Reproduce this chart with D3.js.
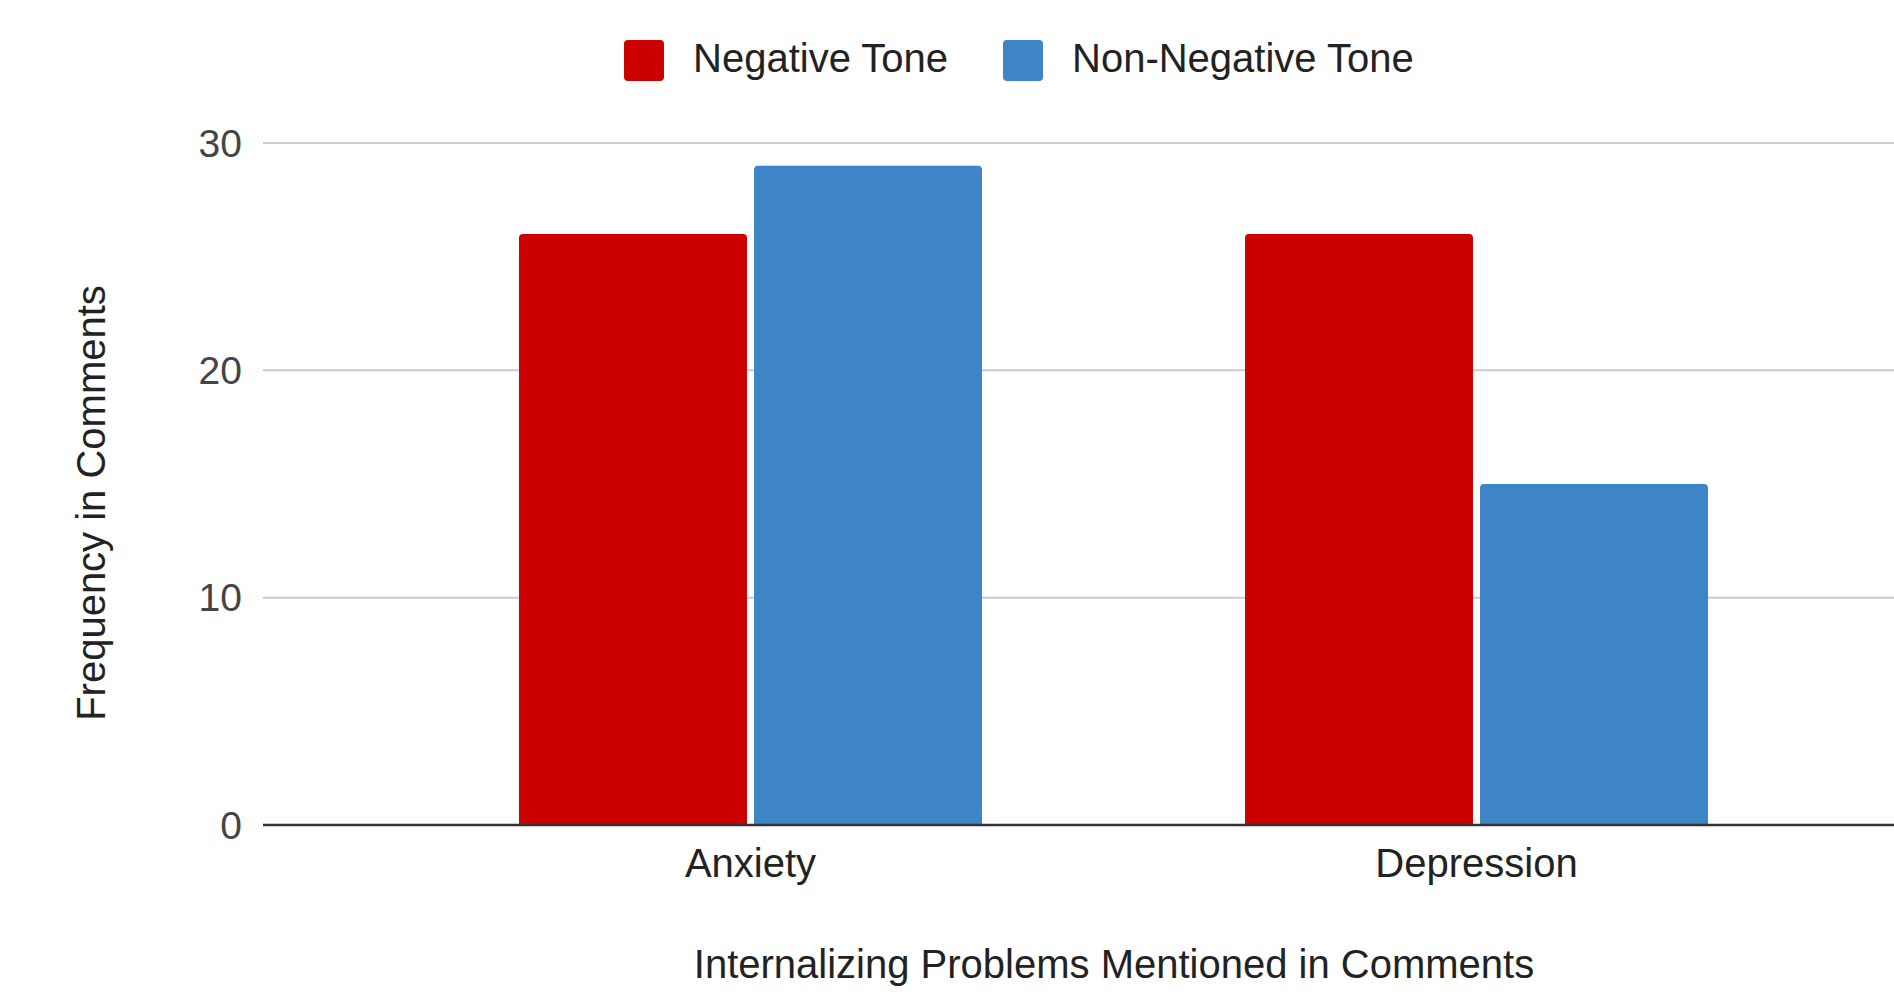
<!DOCTYPE html>
<html>
<head>
<meta charset="utf-8">
<script src="https://cdn.jsdelivr.net/npm/d3@7"></script>
<style>
  html, body { margin: 0; padding: 0; background: #ffffff; }
  svg { display: block; font-family: "Liberation Sans", Arial, sans-serif; }
</style>
</head>
<body>
<svg id="chart" width="1894" height="995"></svg>
<script>
const categories = ["Anxiety", "Depression"];
const seriesNames = ["Negative Tone", "Non-Negative Tone"];
const negativeTone = [26, 26];
const nonNegativeTone = [29, 15];
const yTicks = [0, 10, 20, 30];
const seriesColors = ["#cc0000", "#3d85c6"];
const xTitle = "Internalizing Problems Mentioned in Comments";
const yTitle = "Frequency in Comments";

const seriesValues = [negativeTone, nonNegativeTone];
const W = 1894, H = 995;
const plotLeft = 263, plotRight = 1894, plotTop = 143, plotBottom = 825;
const fontSize = 40;

const svg = d3.select("#chart");

const y = d3.scaleLinear().domain([0, 30]).range([plotBottom, plotTop]);
const groupPad = 0.3623;
const x0 = d3.scaleBand().domain(categories).range([387.5, 1839.5])
  .paddingInner(groupPad).paddingOuter(groupPad / 2);
const x1 = d3.scaleBand().domain(seriesNames).range([0, x0.bandwidth()]).paddingInner(0.03);

// gridlines
svg.append("g").selectAll("line").data(yTicks.filter(t => t !== 0)).join("line")
  .attr("x1", plotLeft).attr("x2", plotRight)
  .attr("y1", d => y(d)).attr("y2", d => y(d))
  .attr("stroke", "#cccccc").attr("stroke-width", 2);

// y axis tick labels
const yAxis = d3.axisLeft(y).tickValues(yTicks).tickSize(0).tickPadding(21).tickFormat(d3.format("d"));
const gy = svg.append("g").attr("transform", `translate(${plotLeft},0)`).call(yAxis);
gy.select(".domain").remove();
gy.selectAll("text").attr("font-size", 39).attr("fill", "#444444")
  .attr("font-family", "Liberation Sans, Arial, sans-serif").attr("dy", "0.34em");

// bars with rounded top corners
const r = 4;
function barPath(x, yTop, w, yBase) {
  const rr = Math.min(r, w / 2, (yBase - yTop));
  return `M${x},${yBase}V${yTop + rr}Q${x},${yTop} ${x + rr},${yTop}H${x + w - rr}Q${x + w},${yTop} ${x + w},${yTop + rr}V${yBase}Z`;
}
const barData = [];
categories.forEach((c, ci) => {
  seriesNames.forEach((s, si) => {
    barData.push({ cat: c, series: s, value: seriesValues[si][ci], color: seriesColors[si] });
  });
});
svg.append("g").selectAll("path").data(barData).join("path")
  .attr("d", d => barPath(x0(d.cat) + x1(d.series), y(d.value), x1.bandwidth(), y(0)))
  .attr("fill", d => d.color);

// baseline
svg.append("line")
  .attr("x1", plotLeft).attr("x2", plotRight)
  .attr("y1", y(0)).attr("y2", y(0))
  .attr("stroke", "#333333").attr("stroke-width", 2.5);

// x axis labels
const xAxis = d3.axisBottom(x0).tickSize(0).tickPadding(24);
const gx = svg.append("g").attr("transform", `translate(0,${plotBottom})`).call(xAxis);
gx.select(".domain").remove();
gx.selectAll("text").attr("font-size", fontSize).attr("fill", "#222222")
  .attr("font-family", "Liberation Sans, Arial, sans-serif");

// axis titles
svg.append("text")
  .attr("x", 1114).attr("y", 978)
  .attr("text-anchor", "middle").attr("font-size", fontSize).attr("fill", "#222222")
  .text(xTitle);
svg.append("text")
  .attr("transform", "translate(105,503) rotate(-90)")
  .attr("text-anchor", "middle").attr("font-size", fontSize).attr("fill", "#222222")
  .text(yTitle);

// legend
const legendX = [624, 1003];
const lg = svg.append("g").selectAll("g").data(seriesNames).join("g")
  .attr("transform", (d, i) => `translate(${legendX[i]},40)`);
lg.append("rect").attr("width", 40).attr("height", 41).attr("rx", 4).attr("ry", 4)
  .attr("fill", (d, i) => seriesColors[i]);
lg.append("text").attr("x", 69).attr("y", 32).attr("font-size", fontSize).attr("fill", "#222222")
  .text(d => d);
</script>
</body>
</html>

# Job
In the copy, include no pictures; restate the listing above exactly.

# The solution
Reproduce this chart with D3.js.
<!DOCTYPE html>
<html>
<head>
<meta charset="utf-8">
<script src="https://cdn.jsdelivr.net/npm/d3@7"></script>
<style>
  html, body { margin: 0; padding: 0; background: #ffffff; }
  svg { display: block; font-family: "Liberation Sans", Arial, sans-serif; }
</style>
</head>
<body>
<svg id="chart" width="1894" height="995"></svg>
<script>
const categories = ["Anxiety", "Depression"];
const seriesNames = ["Negative Tone", "Non-Negative Tone"];
const negativeTone = [26, 26];
const nonNegativeTone = [29, 15];
const yTicks = [0, 10, 20, 30];
const seriesColors = ["#cc0000", "#3d85c6"];
const xTitle = "Internalizing Problems Mentioned in Comments";
const yTitle = "Frequency in Comments";

const seriesValues = [negativeTone, nonNegativeTone];
const W = 1894, H = 995;
const plotLeft = 263, plotRight = 1894, plotTop = 143, plotBottom = 825;
const fontSize = 40;

const svg = d3.select("#chart");

const y = d3.scaleLinear().domain([0, 30]).range([plotBottom, plotTop]);
const groupPad = 0.3623;
const x0 = d3.scaleBand().domain(categories).range([387.5, 1839.5])
  .paddingInner(groupPad).paddingOuter(groupPad / 2);
const x1 = d3.scaleBand().domain(seriesNames).range([0, x0.bandwidth()]).paddingInner(0.03);

// gridlines
svg.append("g").selectAll("line").data(yTicks.filter(t => t !== 0)).join("line")
  .attr("x1", plotLeft).attr("x2", plotRight)
  .attr("y1", d => y(d)).attr("y2", d => y(d))
  .attr("stroke", "#cccccc").attr("stroke-width", 2);

// y axis tick labels
const yAxis = d3.axisLeft(y).tickValues(yTicks).tickSize(0).tickPadding(21).tickFormat(d3.format("d"));
const gy = svg.append("g").attr("transform", `translate(${plotLeft},0)`).call(yAxis);
gy.select(".domain").remove();
gy.selectAll("text").attr("font-size", 39).attr("fill", "#444444")
  .attr("font-family", "Liberation Sans, Arial, sans-serif").attr("dy", "0.34em");

// bars with rounded top corners
const r = 4;
function barPath(x, yTop, w, yBase) {
  const rr = Math.min(r, w / 2, (yBase - yTop));
  return `M${x},${yBase}V${yTop + rr}Q${x},${yTop} ${x + rr},${yTop}H${x + w - rr}Q${x + w},${yTop} ${x + w},${yTop + rr}V${yBase}Z`;
}
const barData = [];
categories.forEach((c, ci) => {
  seriesNames.forEach((s, si) => {
    barData.push({ cat: c, series: s, value: seriesValues[si][ci], color: seriesColors[si] });
  });
});
svg.append("g").selectAll("path").data(barData).join("path")
  .attr("d", d => barPath(x0(d.cat) + x1(d.series), y(d.value), x1.bandwidth(), y(0)))
  .attr("fill", d => d.color);

// baseline
svg.append("line")
  .attr("x1", plotLeft).attr("x2", plotRight)
  .attr("y1", y(0)).attr("y2", y(0))
  .attr("stroke", "#333333").attr("stroke-width", 2.5);

// x axis labels
const xAxis = d3.axisBottom(x0).tickSize(0).tickPadding(24);
const gx = svg.append("g").attr("transform", `translate(0,${plotBottom})`).call(xAxis);
gx.select(".domain").remove();
gx.selectAll("text").attr("font-size", fontSize).attr("fill", "#222222")
  .attr("font-family", "Liberation Sans, Arial, sans-serif");

// axis titles
svg.append("text")
  .attr("x", 1114).attr("y", 978)
  .attr("text-anchor", "middle").attr("font-size", fontSize).attr("fill", "#222222")
  .text(xTitle);
svg.append("text")
  .attr("transform", "translate(105,503) rotate(-90)")
  .attr("text-anchor", "middle").attr("font-size", fontSize).attr("fill", "#222222")
  .text(yTitle);

// legend
const legendX = [624, 1003];
const lg = svg.append("g").selectAll("g").data(seriesNames).join("g")
  .attr("transform", (d, i) => `translate(${legendX[i]},40)`);
lg.append("rect").attr("width", 40).attr("height", 41).attr("rx", 4).attr("ry", 4)
  .attr("fill", (d, i) => seriesColors[i]);
lg.append("text").attr("x", 69).attr("y", 32).attr("font-size", fontSize).attr("fill", "#222222")
  .text(d => d);
</script>
</body>
</html>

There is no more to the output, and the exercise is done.